### GOAL:
Among the entries that follow, locate the line with "Rebuild this chart" and the line with "import seaborn as sns". Output those lines and all lines in between, exactly, minus the pictures.

RECORDS FOR THE EXERCISE start

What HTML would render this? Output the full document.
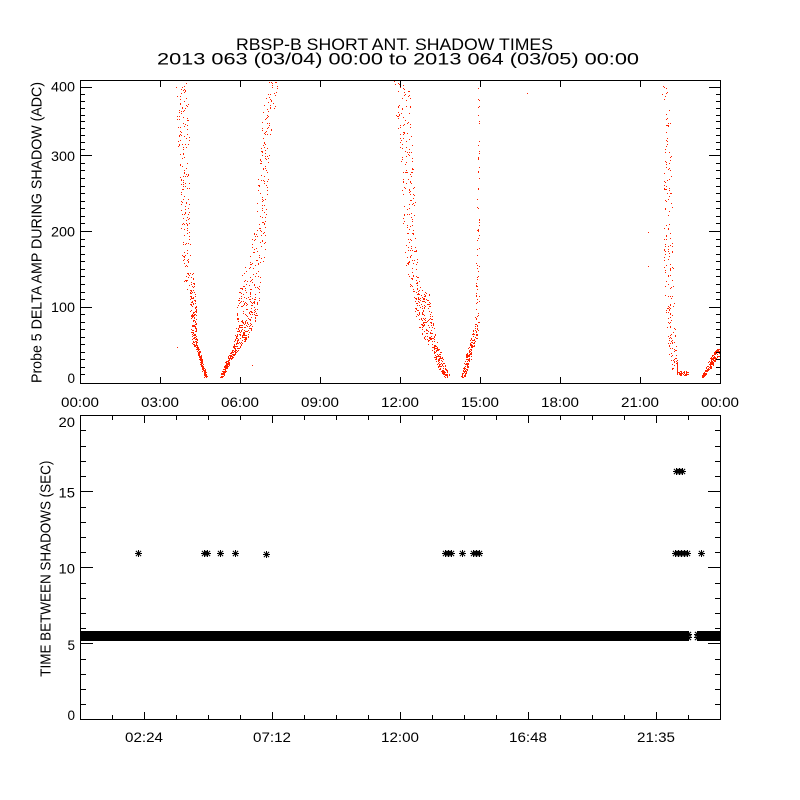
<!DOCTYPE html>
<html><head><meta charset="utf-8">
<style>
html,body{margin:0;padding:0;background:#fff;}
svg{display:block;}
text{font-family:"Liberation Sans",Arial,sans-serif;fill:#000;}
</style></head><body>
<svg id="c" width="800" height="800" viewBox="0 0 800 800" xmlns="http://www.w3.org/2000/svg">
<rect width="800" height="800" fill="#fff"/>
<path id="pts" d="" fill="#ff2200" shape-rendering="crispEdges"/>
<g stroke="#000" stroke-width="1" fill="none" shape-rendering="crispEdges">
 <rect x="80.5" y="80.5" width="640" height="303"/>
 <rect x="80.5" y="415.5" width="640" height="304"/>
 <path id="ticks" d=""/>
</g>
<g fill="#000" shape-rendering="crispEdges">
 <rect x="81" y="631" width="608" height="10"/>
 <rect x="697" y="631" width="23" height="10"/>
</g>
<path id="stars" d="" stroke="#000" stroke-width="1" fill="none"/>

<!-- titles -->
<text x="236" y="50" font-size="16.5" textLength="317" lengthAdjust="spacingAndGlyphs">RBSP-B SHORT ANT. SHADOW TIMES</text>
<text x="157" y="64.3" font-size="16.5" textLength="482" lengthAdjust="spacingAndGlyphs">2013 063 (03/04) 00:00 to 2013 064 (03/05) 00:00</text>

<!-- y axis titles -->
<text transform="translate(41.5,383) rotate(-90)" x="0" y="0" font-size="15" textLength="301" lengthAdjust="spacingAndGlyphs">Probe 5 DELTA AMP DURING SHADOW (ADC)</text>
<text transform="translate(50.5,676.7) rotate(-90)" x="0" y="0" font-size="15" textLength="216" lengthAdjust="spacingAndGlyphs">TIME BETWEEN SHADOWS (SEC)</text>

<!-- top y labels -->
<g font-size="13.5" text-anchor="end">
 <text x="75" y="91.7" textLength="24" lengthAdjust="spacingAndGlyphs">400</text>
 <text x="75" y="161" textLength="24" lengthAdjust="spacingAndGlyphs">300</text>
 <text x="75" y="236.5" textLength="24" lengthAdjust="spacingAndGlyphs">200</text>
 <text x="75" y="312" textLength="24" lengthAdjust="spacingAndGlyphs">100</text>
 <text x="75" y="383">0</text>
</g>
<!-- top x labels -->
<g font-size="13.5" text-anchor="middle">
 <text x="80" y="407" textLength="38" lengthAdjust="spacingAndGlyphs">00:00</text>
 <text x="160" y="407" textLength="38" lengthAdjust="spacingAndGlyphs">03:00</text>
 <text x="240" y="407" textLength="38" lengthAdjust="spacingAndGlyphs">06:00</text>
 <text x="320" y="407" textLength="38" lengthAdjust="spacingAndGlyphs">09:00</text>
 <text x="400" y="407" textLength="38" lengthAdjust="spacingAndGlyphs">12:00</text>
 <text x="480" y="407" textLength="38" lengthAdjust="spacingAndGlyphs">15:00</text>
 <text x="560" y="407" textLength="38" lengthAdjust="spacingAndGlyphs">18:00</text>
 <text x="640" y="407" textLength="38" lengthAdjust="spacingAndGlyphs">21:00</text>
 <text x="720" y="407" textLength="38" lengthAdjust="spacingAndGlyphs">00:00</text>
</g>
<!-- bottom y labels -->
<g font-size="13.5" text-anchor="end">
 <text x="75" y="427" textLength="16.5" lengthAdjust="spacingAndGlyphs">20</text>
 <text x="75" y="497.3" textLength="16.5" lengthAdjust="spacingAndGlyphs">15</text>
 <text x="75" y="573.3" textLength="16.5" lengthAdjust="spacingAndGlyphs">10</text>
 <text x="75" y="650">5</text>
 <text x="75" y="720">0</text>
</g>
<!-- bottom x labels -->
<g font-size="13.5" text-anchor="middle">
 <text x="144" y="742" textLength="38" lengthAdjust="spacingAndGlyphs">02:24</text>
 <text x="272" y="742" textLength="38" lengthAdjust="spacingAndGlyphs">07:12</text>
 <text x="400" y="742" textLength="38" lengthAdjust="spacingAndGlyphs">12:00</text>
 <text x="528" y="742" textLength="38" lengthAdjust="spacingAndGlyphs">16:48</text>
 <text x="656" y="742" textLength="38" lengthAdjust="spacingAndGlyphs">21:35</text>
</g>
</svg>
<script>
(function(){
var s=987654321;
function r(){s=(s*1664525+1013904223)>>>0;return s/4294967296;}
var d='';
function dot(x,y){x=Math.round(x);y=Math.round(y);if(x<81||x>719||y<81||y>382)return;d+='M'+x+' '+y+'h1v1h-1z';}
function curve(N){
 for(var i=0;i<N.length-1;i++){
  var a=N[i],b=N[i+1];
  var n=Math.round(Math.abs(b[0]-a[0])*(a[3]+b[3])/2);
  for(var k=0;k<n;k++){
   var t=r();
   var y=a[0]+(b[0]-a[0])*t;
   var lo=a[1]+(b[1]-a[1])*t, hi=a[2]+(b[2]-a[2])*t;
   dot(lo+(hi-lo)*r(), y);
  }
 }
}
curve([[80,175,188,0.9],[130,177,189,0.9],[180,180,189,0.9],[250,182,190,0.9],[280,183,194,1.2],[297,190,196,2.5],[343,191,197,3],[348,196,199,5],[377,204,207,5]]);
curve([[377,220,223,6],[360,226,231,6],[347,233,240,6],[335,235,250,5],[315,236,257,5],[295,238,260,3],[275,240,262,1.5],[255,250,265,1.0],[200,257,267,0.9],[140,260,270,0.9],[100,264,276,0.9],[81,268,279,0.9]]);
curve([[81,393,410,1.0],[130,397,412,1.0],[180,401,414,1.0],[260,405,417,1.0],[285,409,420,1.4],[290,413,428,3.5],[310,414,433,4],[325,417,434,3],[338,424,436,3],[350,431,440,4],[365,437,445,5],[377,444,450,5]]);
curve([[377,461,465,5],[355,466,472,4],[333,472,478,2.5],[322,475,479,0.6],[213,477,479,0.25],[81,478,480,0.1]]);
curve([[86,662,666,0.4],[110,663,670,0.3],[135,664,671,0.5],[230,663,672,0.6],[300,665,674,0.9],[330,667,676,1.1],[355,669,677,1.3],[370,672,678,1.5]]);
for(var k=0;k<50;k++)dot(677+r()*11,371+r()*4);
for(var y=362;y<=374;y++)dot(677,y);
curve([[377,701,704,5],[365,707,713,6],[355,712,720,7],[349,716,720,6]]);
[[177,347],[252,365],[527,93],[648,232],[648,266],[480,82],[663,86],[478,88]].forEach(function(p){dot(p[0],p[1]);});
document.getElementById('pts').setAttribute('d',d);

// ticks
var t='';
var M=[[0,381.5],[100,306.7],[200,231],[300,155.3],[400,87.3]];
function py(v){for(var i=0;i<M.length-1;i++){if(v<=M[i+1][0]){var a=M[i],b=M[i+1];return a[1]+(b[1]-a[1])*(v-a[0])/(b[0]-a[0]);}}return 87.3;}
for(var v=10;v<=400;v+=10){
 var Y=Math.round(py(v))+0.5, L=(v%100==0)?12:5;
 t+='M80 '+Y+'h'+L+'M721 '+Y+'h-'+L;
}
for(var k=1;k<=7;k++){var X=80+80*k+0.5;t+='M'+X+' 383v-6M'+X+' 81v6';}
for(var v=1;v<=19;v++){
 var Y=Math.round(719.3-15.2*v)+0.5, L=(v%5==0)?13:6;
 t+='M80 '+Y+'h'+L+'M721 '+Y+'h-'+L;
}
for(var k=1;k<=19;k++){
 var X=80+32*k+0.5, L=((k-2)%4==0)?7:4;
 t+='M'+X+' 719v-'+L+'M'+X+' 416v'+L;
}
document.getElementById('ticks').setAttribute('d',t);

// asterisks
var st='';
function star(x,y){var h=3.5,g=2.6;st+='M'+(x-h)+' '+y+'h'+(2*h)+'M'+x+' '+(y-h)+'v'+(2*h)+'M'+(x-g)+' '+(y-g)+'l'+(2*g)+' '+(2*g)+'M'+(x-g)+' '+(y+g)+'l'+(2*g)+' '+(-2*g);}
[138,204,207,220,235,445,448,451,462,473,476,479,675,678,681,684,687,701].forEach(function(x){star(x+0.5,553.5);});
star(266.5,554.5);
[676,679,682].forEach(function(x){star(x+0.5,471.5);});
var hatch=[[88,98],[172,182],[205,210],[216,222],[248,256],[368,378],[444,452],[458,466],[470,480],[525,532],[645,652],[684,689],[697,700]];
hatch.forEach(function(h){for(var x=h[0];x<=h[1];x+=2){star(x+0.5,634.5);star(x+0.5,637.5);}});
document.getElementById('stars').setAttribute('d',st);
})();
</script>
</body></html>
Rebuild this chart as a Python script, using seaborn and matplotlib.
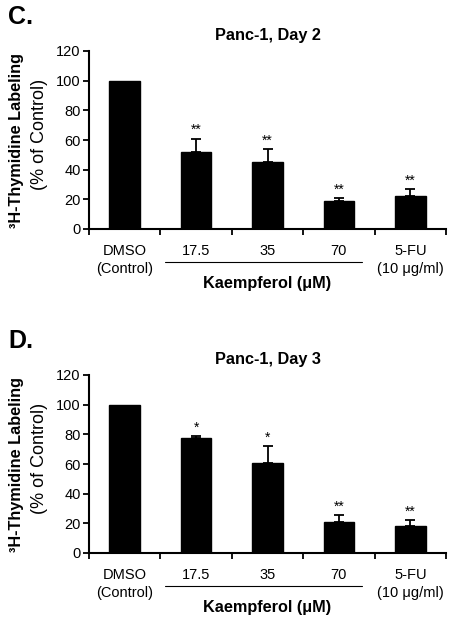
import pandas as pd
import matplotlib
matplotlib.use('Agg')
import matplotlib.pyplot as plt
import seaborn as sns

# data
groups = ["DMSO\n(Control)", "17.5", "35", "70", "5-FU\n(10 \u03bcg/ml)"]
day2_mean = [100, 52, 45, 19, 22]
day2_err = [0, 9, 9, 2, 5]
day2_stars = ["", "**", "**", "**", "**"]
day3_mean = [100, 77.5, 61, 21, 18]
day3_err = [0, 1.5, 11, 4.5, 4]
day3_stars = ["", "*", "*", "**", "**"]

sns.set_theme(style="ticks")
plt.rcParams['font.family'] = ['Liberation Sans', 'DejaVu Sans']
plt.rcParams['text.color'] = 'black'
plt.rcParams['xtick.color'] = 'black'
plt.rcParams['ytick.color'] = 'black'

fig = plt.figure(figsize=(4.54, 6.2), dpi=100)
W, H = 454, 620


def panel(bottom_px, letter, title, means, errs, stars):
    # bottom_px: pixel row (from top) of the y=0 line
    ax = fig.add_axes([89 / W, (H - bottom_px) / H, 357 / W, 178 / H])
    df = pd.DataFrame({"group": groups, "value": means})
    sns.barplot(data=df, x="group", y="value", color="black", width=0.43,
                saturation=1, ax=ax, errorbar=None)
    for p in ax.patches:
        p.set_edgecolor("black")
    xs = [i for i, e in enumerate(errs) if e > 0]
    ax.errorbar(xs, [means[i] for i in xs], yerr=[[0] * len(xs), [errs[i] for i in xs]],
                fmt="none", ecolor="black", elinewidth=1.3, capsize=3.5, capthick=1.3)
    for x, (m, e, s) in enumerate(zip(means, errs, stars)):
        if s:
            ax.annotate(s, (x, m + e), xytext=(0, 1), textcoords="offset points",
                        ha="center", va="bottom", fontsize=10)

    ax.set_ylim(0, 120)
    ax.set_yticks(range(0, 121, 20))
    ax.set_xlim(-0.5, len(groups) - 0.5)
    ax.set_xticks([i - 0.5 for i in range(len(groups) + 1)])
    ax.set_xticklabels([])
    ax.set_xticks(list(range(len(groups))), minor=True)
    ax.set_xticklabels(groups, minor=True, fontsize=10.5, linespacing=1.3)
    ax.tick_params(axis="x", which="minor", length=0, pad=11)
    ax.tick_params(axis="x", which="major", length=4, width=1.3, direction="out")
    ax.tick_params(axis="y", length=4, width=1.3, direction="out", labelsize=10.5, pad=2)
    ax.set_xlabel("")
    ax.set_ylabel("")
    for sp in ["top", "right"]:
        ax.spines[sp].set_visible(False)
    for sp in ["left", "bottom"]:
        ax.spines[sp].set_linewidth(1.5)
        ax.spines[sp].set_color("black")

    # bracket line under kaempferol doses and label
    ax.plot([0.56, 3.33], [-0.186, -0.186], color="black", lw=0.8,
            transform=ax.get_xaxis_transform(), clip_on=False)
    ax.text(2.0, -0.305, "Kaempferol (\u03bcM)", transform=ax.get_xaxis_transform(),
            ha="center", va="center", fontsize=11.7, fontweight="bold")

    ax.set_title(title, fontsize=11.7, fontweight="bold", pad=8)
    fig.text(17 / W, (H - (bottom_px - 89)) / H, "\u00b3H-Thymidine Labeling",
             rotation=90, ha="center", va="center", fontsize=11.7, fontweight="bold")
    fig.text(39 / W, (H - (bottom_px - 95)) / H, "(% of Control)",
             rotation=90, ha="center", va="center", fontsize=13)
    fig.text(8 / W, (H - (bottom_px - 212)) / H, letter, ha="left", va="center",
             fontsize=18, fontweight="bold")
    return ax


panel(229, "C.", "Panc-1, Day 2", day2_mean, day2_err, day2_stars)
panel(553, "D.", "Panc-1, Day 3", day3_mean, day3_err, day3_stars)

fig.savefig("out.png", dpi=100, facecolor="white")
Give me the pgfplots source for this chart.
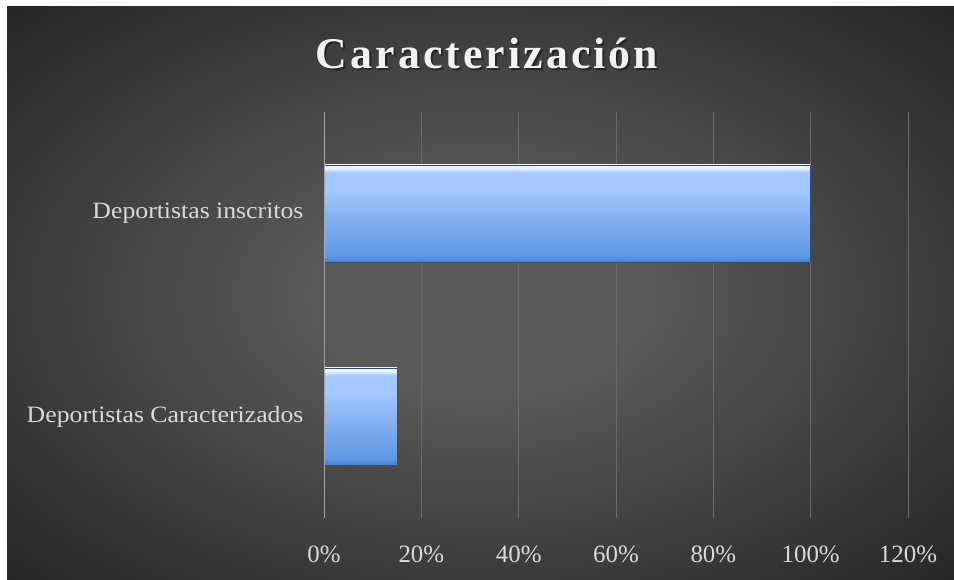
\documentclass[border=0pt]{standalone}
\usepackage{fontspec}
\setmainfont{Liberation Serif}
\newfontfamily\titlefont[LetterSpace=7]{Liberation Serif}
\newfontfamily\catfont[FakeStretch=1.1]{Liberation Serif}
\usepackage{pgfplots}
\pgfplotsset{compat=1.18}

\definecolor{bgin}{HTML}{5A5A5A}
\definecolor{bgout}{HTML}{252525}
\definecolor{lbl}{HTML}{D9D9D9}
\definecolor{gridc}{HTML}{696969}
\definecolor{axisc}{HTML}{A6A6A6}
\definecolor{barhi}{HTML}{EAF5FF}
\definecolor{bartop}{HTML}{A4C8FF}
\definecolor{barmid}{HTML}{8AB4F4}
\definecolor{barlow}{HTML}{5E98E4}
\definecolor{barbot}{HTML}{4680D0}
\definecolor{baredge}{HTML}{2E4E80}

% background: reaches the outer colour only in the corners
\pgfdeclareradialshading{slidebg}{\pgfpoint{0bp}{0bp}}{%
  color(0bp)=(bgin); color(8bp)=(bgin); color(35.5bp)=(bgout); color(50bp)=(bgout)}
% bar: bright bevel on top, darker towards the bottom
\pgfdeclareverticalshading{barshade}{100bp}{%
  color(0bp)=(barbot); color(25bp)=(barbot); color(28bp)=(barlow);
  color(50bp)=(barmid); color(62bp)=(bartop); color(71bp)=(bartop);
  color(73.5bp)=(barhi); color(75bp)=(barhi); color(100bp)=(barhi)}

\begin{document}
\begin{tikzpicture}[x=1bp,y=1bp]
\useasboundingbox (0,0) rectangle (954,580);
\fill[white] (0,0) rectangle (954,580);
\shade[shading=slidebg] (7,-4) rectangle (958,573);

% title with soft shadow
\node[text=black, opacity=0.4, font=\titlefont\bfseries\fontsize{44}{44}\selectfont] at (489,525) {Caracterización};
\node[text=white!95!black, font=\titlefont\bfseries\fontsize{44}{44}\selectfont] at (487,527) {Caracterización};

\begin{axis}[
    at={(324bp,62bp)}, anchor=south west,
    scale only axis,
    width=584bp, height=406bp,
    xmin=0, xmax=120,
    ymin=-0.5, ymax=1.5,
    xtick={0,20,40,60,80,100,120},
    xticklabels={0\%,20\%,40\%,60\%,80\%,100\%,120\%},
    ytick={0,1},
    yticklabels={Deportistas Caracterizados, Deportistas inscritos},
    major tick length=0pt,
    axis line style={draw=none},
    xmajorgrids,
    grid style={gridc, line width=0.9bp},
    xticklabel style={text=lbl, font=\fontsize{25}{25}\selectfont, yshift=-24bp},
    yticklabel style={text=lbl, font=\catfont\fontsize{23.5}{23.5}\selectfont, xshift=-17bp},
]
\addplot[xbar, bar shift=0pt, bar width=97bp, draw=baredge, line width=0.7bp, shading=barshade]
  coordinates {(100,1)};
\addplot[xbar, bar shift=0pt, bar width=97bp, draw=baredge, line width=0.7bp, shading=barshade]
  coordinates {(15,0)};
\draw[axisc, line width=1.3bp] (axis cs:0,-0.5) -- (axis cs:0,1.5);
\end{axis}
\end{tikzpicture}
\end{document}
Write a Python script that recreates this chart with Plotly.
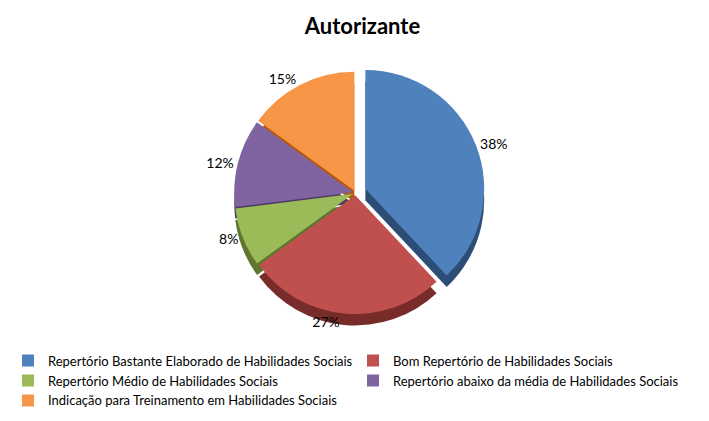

RECORDS FOR THE EXERCISE end

### THE OUTPUT:
Rebuild this chart as a Python script, using seaborn and matplotlib.
import pandas as pd
import matplotlib
matplotlib.use('Agg')
import matplotlib.pyplot as plt
import seaborn as sns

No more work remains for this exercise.